When I started working.... I gave him a part of my first pay packet (RM100). You know what he did with the money? He saved it up in his post office account... it was too precious to spend on himself. That was dad. I wished I could have been like him always thinking twice before spending my hard earned money. When we could afford it, my siblings and I bought dad things he had forgo when were were still dependent on him to put food on the table. But for all the money we spent on him - it was never enough to repay him for what he had sacrificed for us all in our growing up years. Having 5 hungry mouths to feed was not something to joke about. I can never remember anyone of us going to bed without food in our stomachs during those hard times... all thanks to dad and mum who saw to it that we were fed and clothed well.

Mum used to nag dad for 'sparing the rod and spoiling the child' because he would rather not raise the cane on us if he could help it. The very, very few times he did, he would immediately go out and buy a toy or a favourite delicacy just so to pacify and 'manja' the disciplined child. So, we were never, ever afriad of him. My mum was the disciplinarian in the family - and if she whack you, she packed a good wallop anytime! Both my parents loved us to no end... and would give up their very lives for any of their children. Their love for us is so very unconditional!

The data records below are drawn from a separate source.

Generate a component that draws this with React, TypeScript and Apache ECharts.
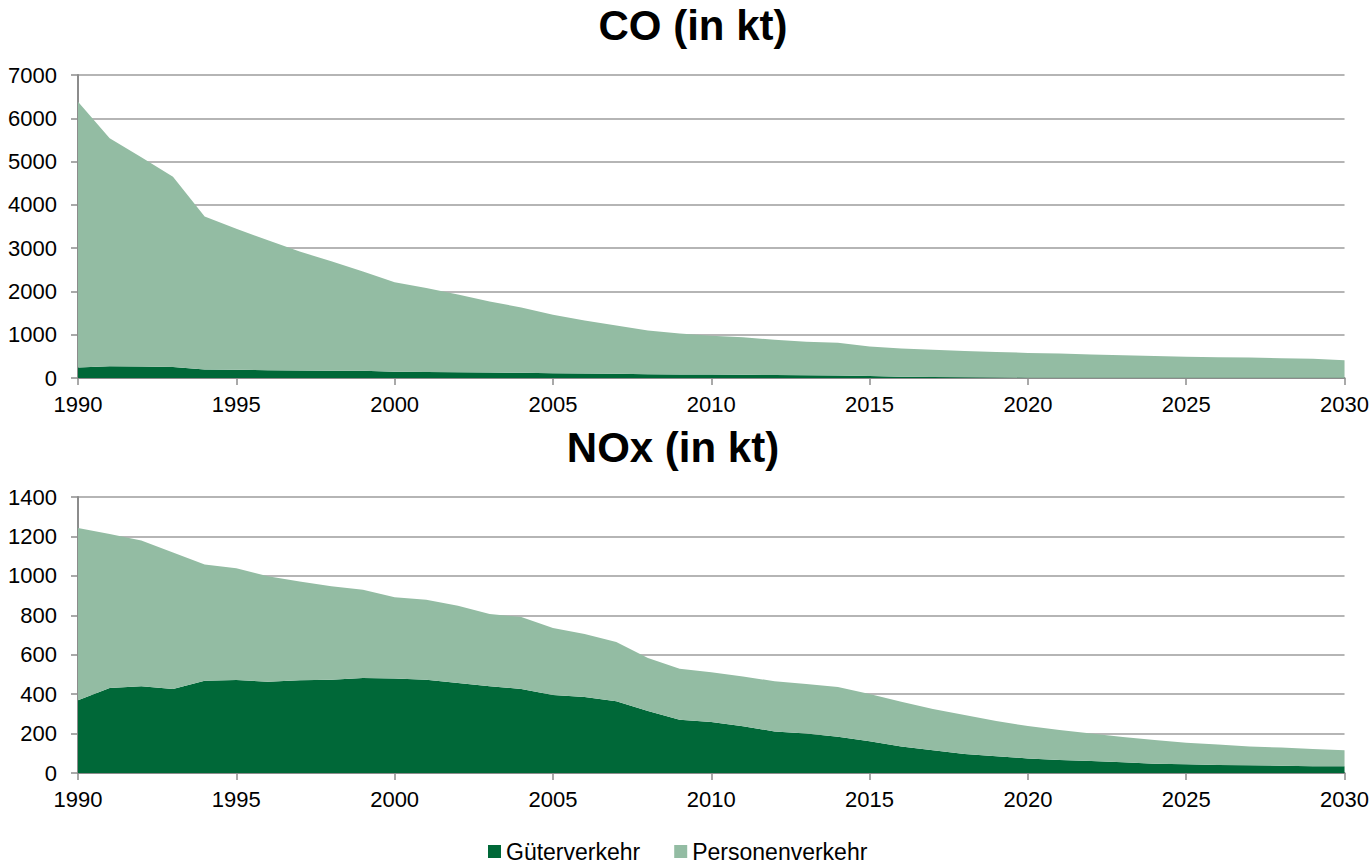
import React, { useEffect, useRef } from "react";
import * as echarts from "echarts";

const years = [
  "1990","1991","1992","1993","1994","1995","1996","1997","1998","1999",
  "2000","2001","2002","2003","2004","2005","2006","2007","2008","2009",
  "2010","2011","2012","2013","2014","2015","2016","2017","2018","2019",
  "2020","2021","2022","2023","2024","2025","2026","2027","2028","2029","2030",
];

const coGueter = [
  245, 270, 265, 255, 195, 190, 180, 175, 170, 165,
  145, 140, 135, 125, 120, 108, 105, 100, 85, 80,
  78, 75, 70, 65, 60, 45, 30, 22, 15, 10,
  8, 7, 7, 6, 6, 6, 5, 5, 5, 5, 5,
];
const coPersonen = [
  6135, 5270, 4835, 4395, 3535, 3260, 3000, 2745, 2530, 2295,
  2065, 1940, 1795, 1645, 1510, 1352, 1225, 1110, 1015, 950,
  899, 864, 815, 775, 757, 680, 650, 628, 611, 593,
  572, 558, 535, 521, 505, 483, 476, 468, 453, 438, 407,
];

const noxGueter = [
  369, 431, 440, 426, 468, 472, 463, 470, 473, 482,
  479, 473, 457, 440, 426, 396, 386, 364, 315, 270,
  259, 237, 211, 200, 184, 161, 135, 115, 96, 85,
  74, 66, 61, 54, 47, 44, 41, 39, 37, 34, 34,
];
const noxPersonen = [
  874, 781, 739, 693, 589, 566, 535, 502, 474, 448,
  412, 406, 392, 367, 365, 340, 319, 301, 268, 259,
  252, 253, 254, 251, 252, 240, 227, 210, 198, 179,
  164, 152, 139, 129, 120, 110, 103, 96, 92, 88, 81,
];

const titles = ["CO (in kt)", "NOx (in kt)"];
const seriesNames = ["Güterverkehr", "Personenverkehr"];

const DARK = "#006838";
const LIGHT = "#93bca3";
const FONT = "'Liberation Sans', Arial, sans-serif";

export default function App() {
  const ref = useRef<HTMLDivElement>(null);

  useEffect(() => {
    if (!ref.current) return;
    const chart = echarts.init(ref.current, null, { renderer: "svg" });

    const xAxisBase = (gridIndex: number) => ({
      type: "category" as const,
      gridIndex,
      data: years,
      boundaryGap: false,
      axisLine: { show: true, lineStyle: { color: "#8c8c8c", width: 2 } },
      axisTick: { show: true, interval: 4, length: 7, lineStyle: { color: "#8c8c8c", width: 1.5 } },
      axisLabel: { interval: 4, margin: 15, color: "#000", fontSize: 22, fontFamily: FONT },
      splitLine: { show: false },
    });

    const yAxisBase = (gridIndex: number, max: number, interval: number) => ({
      type: "value" as const,
      gridIndex,
      min: 0,
      max,
      interval,
      axisLine: { show: true, lineStyle: { color: "#8c8c8c", width: 2 } },
      axisTick: { show: true, length: 7, lineStyle: { color: "#8c8c8c", width: 1.5 } },
      axisLabel: {
        margin: 21,
        color: "#000",
        fontSize: 22,
        fontFamily: FONT,
        formatter: (v: number) => String(v),
      },
      splitLine: { show: true, lineStyle: { color: "#9c9c9c", width: 1.5 } },
    });

    const area = (name: string, data: number[], color: string, idx: number, stack: string) => ({
      name,
      type: "line" as const,
      xAxisIndex: idx,
      yAxisIndex: idx,
      stack,
      data,
      symbol: "none",
      showSymbol: false,
      lineStyle: { width: 0, color },
      itemStyle: { color },
      areaStyle: { color, opacity: 1 },
    });

    chart.setOption({
      animation: false,
      backgroundColor: "#ffffff",
      textStyle: { fontFamily: FONT },
      grid: [
        { left: 78, right: 27, top: 75, height: 303 },
        { left: 78, right: 27, top: 497, height: 276 },
      ],
      xAxis: [xAxisBase(0), xAxisBase(1)],
      yAxis: [yAxisBase(0, 7000, 1000), yAxisBase(1, 1400, 200)],
      legend: {
        data: seriesNames,
        left: 488,
        top: 840,
        padding: 0,
        icon: "rect",
        itemWidth: 13,
        itemHeight: 13,
        itemGap: 34,
        textStyle: { fontSize: 23, color: "#000", fontFamily: FONT },
      },
      graphic: [
        {
          type: "text",
          x: 693,
          y: 25,
          style: {
            text: titles[0],
            font: `bold 42px ${FONT}`,
            fill: "#000",
            textAlign: "center",
            textVerticalAlign: "middle",
          },
        },
        {
          type: "text",
          x: 673,
          y: 447,
          style: {
            text: titles[1],
            font: `bold 42px ${FONT}`,
            fill: "#000",
            textAlign: "center",
            textVerticalAlign: "middle",
          },
        },
      ],
      series: [
        area(seriesNames[0], coGueter, DARK, 0, "co"),
        area(seriesNames[1], coPersonen, LIGHT, 0, "co"),
        area(seriesNames[0], noxGueter, DARK, 1, "nox"),
        area(seriesNames[1], noxPersonen, LIGHT, 1, "nox"),
      ],
    });

    return () => chart.dispose();
  }, []);

  return (
    <div
      ref={ref}
      style={{ position: "absolute", left: 0, top: 0, width: 1372, height: 864 }}
    />
  );
}
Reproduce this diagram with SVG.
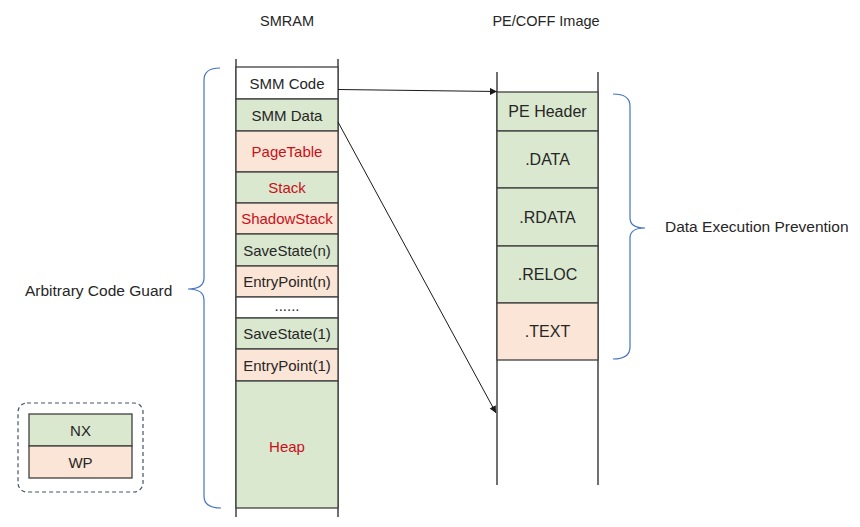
<svg xmlns="http://www.w3.org/2000/svg" width="860" height="527" viewBox="0 0 860 527">
<defs>
<style>
text{font-family:"Liberation Sans",Arial,sans-serif;font-size:15px;fill:#262626;text-anchor:middle;dominant-baseline:central}
.pe text{font-size:16px}
.ttl{font-size:14.5px}
.red{fill:#C8101A}
.lab{text-anchor:start;font-size:15.5px}
.g{fill:#DAE8CF;stroke:#404040;stroke-width:1.3}
.p{fill:#FBE5D6;stroke:#404040;stroke-width:1.3}
.w{fill:#FFFFFF;stroke:#404040;stroke-width:1.3}
.rail{stroke:#404040;stroke-width:1.5;fill:none}
.brace{fill:none;stroke:#4472C4;stroke-width:1.2}
.conn{stroke:#1a1a1a;stroke-width:1;fill:none;marker-end:url(#ah)}
</style>
<marker id="ah" viewBox="0 0 10 10" refX="10" refY="5" markerWidth="7" markerHeight="7" markerUnits="userSpaceOnUse" orient="auto">
<path d="M0,0 L10,5 L0,10 z" fill="#1a1a1a"/>
</marker>
</defs>
<rect width="860" height="527" fill="#FFFFFF"/>
<text class="ttl" x="287" y="21">SMRAM</text>
<text class="ttl" x="546" y="21">PE/COFF Image</text>
<g id="smram">
<line class="rail" x1="236" y1="59" x2="236" y2="517"/>
<line class="rail" x1="338" y1="59" x2="338" y2="517"/>
<g id="smm-code"><rect class="w" x="236" y="67" width="102" height="32"/><text x="287" y="83">SMM Code</text></g>
<g id="smm-data"><rect class="g" x="236" y="99" width="102" height="32"/><text x="287" y="115">SMM Data</text></g>
<g id="pagetable"><rect class="p" x="236" y="131" width="102" height="41"/><text class="red" x="287" y="151.5">PageTable</text></g>
<g id="stack"><rect class="g" x="236" y="172" width="102" height="31"/><text class="red" x="287" y="187.5">Stack</text></g>
<g id="shadowstack"><rect class="p" x="236" y="203" width="102" height="31"/><text class="red" x="287" y="218.5">ShadowStack</text></g>
<g id="savestate-n"><rect class="g" x="236" y="234" width="102" height="32"/><text x="287" y="250">SaveState(n)</text></g>
<g id="entrypoint-n"><rect class="p" x="236" y="266" width="102" height="31"/><text x="287" y="281.5">EntryPoint(n)</text></g>
<g id="dots"><rect class="w" x="236" y="297" width="102" height="21"/><text x="287" y="305">......</text></g>
<g id="savestate-1"><rect class="g" x="236" y="318" width="102" height="31"/><text x="287" y="333.5">SaveState(1)</text></g>
<g id="entrypoint-1"><rect class="p" x="236" y="349" width="102" height="32"/><text x="287" y="365">EntryPoint(1)</text></g>
<g id="heap"><rect class="g" x="236" y="381" width="102" height="127"/><text class="red" x="287" y="446">Heap</text></g>
</g>
<g id="pecoff" class="pe">
<line class="rail" x1="497" y1="72" x2="497" y2="485"/>
<line class="rail" x1="598" y1="72" x2="598" y2="485"/>
<g id="pe-header"><rect class="g" x="497" y="92" width="101" height="39"/><text x="547.5" y="111.5">PE Header</text></g>
<g id="data"><rect class="g" x="497" y="131" width="101" height="57"/><text x="547.5" y="159.5">.DATA</text></g>
<g id="rdata"><rect class="g" x="497" y="188" width="101" height="58"/><text x="547.5" y="217">.RDATA</text></g>
<g id="reloc"><rect class="g" x="497" y="246" width="101" height="57"/><text x="547.5" y="274.5">.RELOC</text></g>
<g id="text-sec"><rect class="p" x="497" y="303" width="101" height="57"/><text x="547.5" y="331.5">.TEXT</text></g>
</g>
<g id="acg">
<path class="brace" d="M220,68 Q204,68 204,80 L204,278 Q204,289 188,289 Q204,289 204,300 L204,496 Q204,508 221,508"/>
<text class="lab" x="25" y="290">Arbitrary Code Guard</text>
</g>
<g id="dep">
<path class="brace" d="M613,94 Q630,94 630,106 L630,218 Q630,228 645,228 Q630,228 630,238 L630,347 Q630,359 613,359"/>
<text class="lab" x="665" y="226">Data Execution Prevention</text>
</g>
<g id="legend">
<rect x="18" y="403" width="125" height="89" rx="9" ry="9" fill="none" stroke="#44546A" stroke-width="1.2" stroke-dasharray="4,3"/>
<g id="nx"><rect class="g" x="29" y="414" width="103" height="32"/><text x="80.5" y="430">NX</text></g>
<g id="wp"><rect class="p" x="29" y="446" width="103" height="32"/><text x="80.5" y="462">WP</text></g>
</g>
<g id="connectors">
<path class="conn" d="M338,89.5 L497,91.5"/>
<path class="conn" d="M338,122 L496,413"/>
</g>
</svg>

Dad was a man of very few words and sometimes curt with his opinions. But he was a kind and good man with clean habits... he was the only person I know who throughout his lifetime... have abstained from smoking, drinking and gambling. It may have been due to circumstances then but even when we were independent and he was freed from having to support us, dad never indulge himself in any way. Oftentimes, it was the children who 'forced' luxuries on him.

Many times my siblings and I got angry with him for 'putting' us down in front of his friends. Whenever they compliment us for our achievements in life, dad would said something like this: "aiyah... where got? They are good for nothing compared to your son/daughter." It would riled us to no end when we heard this and we would all confront him later and asked why he made such remarks on his own flesh and blood. Poor dad would then sheepishly said that he didn't want to show off and tell the whole world he was really damn proud of us all! He was like that! But deep down, he was really proud of us all...in his own special way. He saw in each of us what he couldn't be and he made it his responsibility to let us have the opportunity to be what we can become.

The last few years of his life were not happy ones for him. He was strickened with age-related illnesses ; gout, high blood pressure, heart problem, and diabetes. The endless visits to hospitals was draining his morale and energy. A last chance to add another short span to his ebbing life proved fatal. He succumbed to complications barely a month after a heart surgery and passed on - alone in the house.

Now, every morning and in the evenings, I will remember to light an incense stick in dad's memory.... he was the light of our lives, a mentor and a role model in our growing years. He is gone now but will always remain safe and warm in our hearts.

Personally, I have not only lost a father, but a companion, an adviser and a friend. I will never find anyone to replace him in my life. I wish I could have done more for him when he was alive and well..... to hold his hands and listen to his complaints with love and compassion. To be there when he needed to be loved .... I wish I could have a second chance to do just that....

I love you dad and miss you ... and if you are looking down from heaven.... please watch over me....until you hold me in your loving arms again.... soon.

2 comments:

Anonymous said...

Thanks dear for the reminder to shower our old pa and ma with much love while we are still able to...

Greensleeves said...

Yes.... and there is saying that goes something like this:

"Do not give me flowers when I am dead and gone. shower me with fragrant blooms when I am still alive... when I am still able to enjoy them in my prime."

Don't do what you can today for the ones you love. Tomorrow may be too late.... not for them but for you and I.